_PROBLEM DESCRIPTION_:
What follows is a listing; restate every line of it word for word.

— START OF STORED DATA —

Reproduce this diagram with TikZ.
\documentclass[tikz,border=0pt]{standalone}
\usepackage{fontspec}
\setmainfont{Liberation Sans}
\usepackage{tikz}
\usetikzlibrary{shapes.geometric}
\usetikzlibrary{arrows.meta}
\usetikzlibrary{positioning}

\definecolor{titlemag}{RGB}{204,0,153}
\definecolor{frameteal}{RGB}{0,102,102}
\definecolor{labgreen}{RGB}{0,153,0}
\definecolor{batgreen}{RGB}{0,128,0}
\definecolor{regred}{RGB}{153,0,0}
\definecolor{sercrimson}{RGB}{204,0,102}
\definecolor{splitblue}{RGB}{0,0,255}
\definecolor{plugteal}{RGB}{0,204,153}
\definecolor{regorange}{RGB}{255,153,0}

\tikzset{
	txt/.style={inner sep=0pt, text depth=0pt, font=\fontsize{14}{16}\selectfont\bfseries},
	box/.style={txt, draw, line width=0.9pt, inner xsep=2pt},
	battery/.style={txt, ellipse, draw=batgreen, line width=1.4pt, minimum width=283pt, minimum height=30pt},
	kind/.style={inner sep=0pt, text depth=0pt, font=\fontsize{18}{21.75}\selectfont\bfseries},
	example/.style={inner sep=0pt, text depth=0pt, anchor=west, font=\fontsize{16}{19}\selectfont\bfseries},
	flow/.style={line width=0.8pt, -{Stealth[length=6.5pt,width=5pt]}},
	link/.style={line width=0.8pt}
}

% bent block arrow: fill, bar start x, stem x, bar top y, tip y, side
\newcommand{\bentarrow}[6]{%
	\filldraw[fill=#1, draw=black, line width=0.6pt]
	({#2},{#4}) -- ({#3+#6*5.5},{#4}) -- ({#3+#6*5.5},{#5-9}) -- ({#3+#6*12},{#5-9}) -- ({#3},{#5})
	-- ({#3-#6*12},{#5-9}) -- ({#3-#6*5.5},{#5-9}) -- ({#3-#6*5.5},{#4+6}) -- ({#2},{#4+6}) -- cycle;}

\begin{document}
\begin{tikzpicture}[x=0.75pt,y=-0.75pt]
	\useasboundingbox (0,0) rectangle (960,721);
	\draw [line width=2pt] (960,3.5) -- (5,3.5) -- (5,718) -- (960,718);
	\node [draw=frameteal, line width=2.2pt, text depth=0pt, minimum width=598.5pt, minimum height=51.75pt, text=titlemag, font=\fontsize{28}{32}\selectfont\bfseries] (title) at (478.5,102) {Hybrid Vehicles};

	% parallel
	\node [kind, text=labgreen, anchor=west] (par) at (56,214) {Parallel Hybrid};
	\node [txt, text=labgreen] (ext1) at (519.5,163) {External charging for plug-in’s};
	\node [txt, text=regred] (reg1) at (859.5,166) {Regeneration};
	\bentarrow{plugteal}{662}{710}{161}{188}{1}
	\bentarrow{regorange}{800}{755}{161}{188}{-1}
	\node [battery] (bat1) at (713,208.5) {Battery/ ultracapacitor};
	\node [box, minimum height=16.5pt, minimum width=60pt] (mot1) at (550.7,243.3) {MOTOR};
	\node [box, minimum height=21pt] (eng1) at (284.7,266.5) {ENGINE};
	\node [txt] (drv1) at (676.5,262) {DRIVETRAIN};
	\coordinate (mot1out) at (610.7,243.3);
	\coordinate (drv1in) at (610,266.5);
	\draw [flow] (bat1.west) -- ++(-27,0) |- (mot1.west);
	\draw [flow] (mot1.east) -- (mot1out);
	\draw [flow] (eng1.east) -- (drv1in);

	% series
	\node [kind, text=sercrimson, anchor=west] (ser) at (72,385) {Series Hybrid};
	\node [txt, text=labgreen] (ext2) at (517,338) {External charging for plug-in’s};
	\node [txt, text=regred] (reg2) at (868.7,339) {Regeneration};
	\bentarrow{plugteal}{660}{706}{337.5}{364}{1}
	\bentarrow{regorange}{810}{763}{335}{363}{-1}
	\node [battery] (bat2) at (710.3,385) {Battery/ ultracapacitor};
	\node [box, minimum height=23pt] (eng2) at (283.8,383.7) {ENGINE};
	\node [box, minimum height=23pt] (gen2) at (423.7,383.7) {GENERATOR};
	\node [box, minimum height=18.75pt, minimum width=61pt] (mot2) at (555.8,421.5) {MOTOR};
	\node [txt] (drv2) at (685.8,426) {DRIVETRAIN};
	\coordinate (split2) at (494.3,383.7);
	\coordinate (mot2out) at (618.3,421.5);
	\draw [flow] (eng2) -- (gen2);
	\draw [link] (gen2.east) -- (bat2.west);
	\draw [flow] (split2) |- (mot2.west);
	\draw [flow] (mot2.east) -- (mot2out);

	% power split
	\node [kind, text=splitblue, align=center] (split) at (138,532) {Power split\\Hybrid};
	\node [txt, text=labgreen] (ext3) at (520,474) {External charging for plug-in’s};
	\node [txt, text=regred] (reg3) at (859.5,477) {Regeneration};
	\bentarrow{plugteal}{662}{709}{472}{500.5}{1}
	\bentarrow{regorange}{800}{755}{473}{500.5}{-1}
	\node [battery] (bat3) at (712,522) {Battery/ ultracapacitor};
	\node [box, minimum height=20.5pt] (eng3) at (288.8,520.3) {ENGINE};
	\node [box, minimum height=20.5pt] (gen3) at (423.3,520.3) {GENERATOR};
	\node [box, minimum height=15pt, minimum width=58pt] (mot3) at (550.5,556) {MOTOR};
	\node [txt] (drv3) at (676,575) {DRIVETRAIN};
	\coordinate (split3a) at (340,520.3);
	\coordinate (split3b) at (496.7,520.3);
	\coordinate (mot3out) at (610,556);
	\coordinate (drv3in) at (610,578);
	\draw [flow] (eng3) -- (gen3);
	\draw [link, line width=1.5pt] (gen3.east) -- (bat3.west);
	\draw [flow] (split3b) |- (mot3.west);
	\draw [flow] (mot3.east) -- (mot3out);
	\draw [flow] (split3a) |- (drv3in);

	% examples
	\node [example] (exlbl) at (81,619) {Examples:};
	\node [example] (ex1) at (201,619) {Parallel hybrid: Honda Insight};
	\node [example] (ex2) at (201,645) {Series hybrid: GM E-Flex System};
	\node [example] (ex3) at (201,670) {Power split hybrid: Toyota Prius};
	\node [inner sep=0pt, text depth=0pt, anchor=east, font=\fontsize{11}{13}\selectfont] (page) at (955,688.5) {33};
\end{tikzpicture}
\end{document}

— END OF STORED DATA —

_RESULT BELOW_:
Reproduce this diagram with TikZ.
\documentclass[tikz,border=0pt]{standalone}
\usepackage{fontspec}
\setmainfont{Liberation Sans}
\usepackage{tikz}
\usetikzlibrary{shapes.geometric}
\usetikzlibrary{arrows.meta}
\usetikzlibrary{positioning}

\definecolor{titlemag}{RGB}{204,0,153}
\definecolor{frameteal}{RGB}{0,102,102}
\definecolor{labgreen}{RGB}{0,153,0}
\definecolor{batgreen}{RGB}{0,128,0}
\definecolor{regred}{RGB}{153,0,0}
\definecolor{sercrimson}{RGB}{204,0,102}
\definecolor{splitblue}{RGB}{0,0,255}
\definecolor{plugteal}{RGB}{0,204,153}
\definecolor{regorange}{RGB}{255,153,0}

\tikzset{
	txt/.style={inner sep=0pt, text depth=0pt, font=\fontsize{14}{16}\selectfont\bfseries},
	box/.style={txt, draw, line width=0.9pt, inner xsep=2pt},
	battery/.style={txt, ellipse, draw=batgreen, line width=1.4pt, minimum width=283pt, minimum height=30pt},
	kind/.style={inner sep=0pt, text depth=0pt, font=\fontsize{18}{21.75}\selectfont\bfseries},
	example/.style={inner sep=0pt, text depth=0pt, anchor=west, font=\fontsize{16}{19}\selectfont\bfseries},
	flow/.style={line width=0.8pt, -{Stealth[length=6.5pt,width=5pt]}},
	link/.style={line width=0.8pt}
}

% bent block arrow: fill, bar start x, stem x, bar top y, tip y, side
\newcommand{\bentarrow}[6]{%
	\filldraw[fill=#1, draw=black, line width=0.6pt]
	({#2},{#4}) -- ({#3+#6*5.5},{#4}) -- ({#3+#6*5.5},{#5-9}) -- ({#3+#6*12},{#5-9}) -- ({#3},{#5})
	-- ({#3-#6*12},{#5-9}) -- ({#3-#6*5.5},{#5-9}) -- ({#3-#6*5.5},{#4+6}) -- ({#2},{#4+6}) -- cycle;}

\begin{document}
\begin{tikzpicture}[x=0.75pt,y=-0.75pt]
	\useasboundingbox (0,0) rectangle (960,721);
	\draw [line width=2pt] (960,3.5) -- (5,3.5) -- (5,718) -- (960,718);
	\node [draw=frameteal, line width=2.2pt, text depth=0pt, minimum width=598.5pt, minimum height=51.75pt, text=titlemag, font=\fontsize{28}{32}\selectfont\bfseries] (title) at (478.5,102) {Hybrid Vehicles};

	% parallel
	\node [kind, text=labgreen, anchor=west] (par) at (56,214) {Parallel Hybrid};
	\node [txt, text=labgreen] (ext1) at (519.5,163) {External charging for plug-in’s};
	\node [txt, text=regred] (reg1) at (859.5,166) {Regeneration};
	\bentarrow{plugteal}{662}{710}{161}{188}{1}
	\bentarrow{regorange}{800}{755}{161}{188}{-1}
	\node [battery] (bat1) at (713,208.5) {Battery/ ultracapacitor};
	\node [box, minimum height=16.5pt, minimum width=60pt] (mot1) at (550.7,243.3) {MOTOR};
	\node [box, minimum height=21pt] (eng1) at (284.7,266.5) {ENGINE};
	\node [txt] (drv1) at (676.5,262) {DRIVETRAIN};
	\coordinate (mot1out) at (610.7,243.3);
	\coordinate (drv1in) at (610,266.5);
	\draw [flow] (bat1.west) -- ++(-27,0) |- (mot1.west);
	\draw [flow] (mot1.east) -- (mot1out);
	\draw [flow] (eng1.east) -- (drv1in);

	% series
	\node [kind, text=sercrimson, anchor=west] (ser) at (72,385) {Series Hybrid};
	\node [txt, text=labgreen] (ext2) at (517,338) {External charging for plug-in’s};
	\node [txt, text=regred] (reg2) at (868.7,339) {Regeneration};
	\bentarrow{plugteal}{660}{706}{337.5}{364}{1}
	\bentarrow{regorange}{810}{763}{335}{363}{-1}
	\node [battery] (bat2) at (710.3,385) {Battery/ ultracapacitor};
	\node [box, minimum height=23pt] (eng2) at (283.8,383.7) {ENGINE};
	\node [box, minimum height=23pt] (gen2) at (423.7,383.7) {GENERATOR};
	\node [box, minimum height=18.75pt, minimum width=61pt] (mot2) at (555.8,421.5) {MOTOR};
	\node [txt] (drv2) at (685.8,426) {DRIVETRAIN};
	\coordinate (split2) at (494.3,383.7);
	\coordinate (mot2out) at (618.3,421.5);
	\draw [flow] (eng2) -- (gen2);
	\draw [link] (gen2.east) -- (bat2.west);
	\draw [flow] (split2) |- (mot2.west);
	\draw [flow] (mot2.east) -- (mot2out);

	% power split
	\node [kind, text=splitblue, align=center] (split) at (138,532) {Power split\\Hybrid};
	\node [txt, text=labgreen] (ext3) at (520,474) {External charging for plug-in’s};
	\node [txt, text=regred] (reg3) at (859.5,477) {Regeneration};
	\bentarrow{plugteal}{662}{709}{472}{500.5}{1}
	\bentarrow{regorange}{800}{755}{473}{500.5}{-1}
	\node [battery] (bat3) at (712,522) {Battery/ ultracapacitor};
	\node [box, minimum height=20.5pt] (eng3) at (288.8,520.3) {ENGINE};
	\node [box, minimum height=20.5pt] (gen3) at (423.3,520.3) {GENERATOR};
	\node [box, minimum height=15pt, minimum width=58pt] (mot3) at (550.5,556) {MOTOR};
	\node [txt] (drv3) at (676,575) {DRIVETRAIN};
	\coordinate (split3a) at (340,520.3);
	\coordinate (split3b) at (496.7,520.3);
	\coordinate (mot3out) at (610,556);
	\coordinate (drv3in) at (610,578);
	\draw [flow] (eng3) -- (gen3);
	\draw [link, line width=1.5pt] (gen3.east) -- (bat3.west);
	\draw [flow] (split3b) |- (mot3.west);
	\draw [flow] (mot3.east) -- (mot3out);
	\draw [flow] (split3a) |- (drv3in);

	% examples
	\node [example] (exlbl) at (81,619) {Examples:};
	\node [example] (ex1) at (201,619) {Parallel hybrid: Honda Insight};
	\node [example] (ex2) at (201,645) {Series hybrid: GM E-Flex System};
	\node [example] (ex3) at (201,670) {Power split hybrid: Toyota Prius};
	\node [inner sep=0pt, text depth=0pt, anchor=east, font=\fontsize{11}{13}\selectfont] (page) at (955,688.5) {33};
\end{tikzpicture}
\end{document}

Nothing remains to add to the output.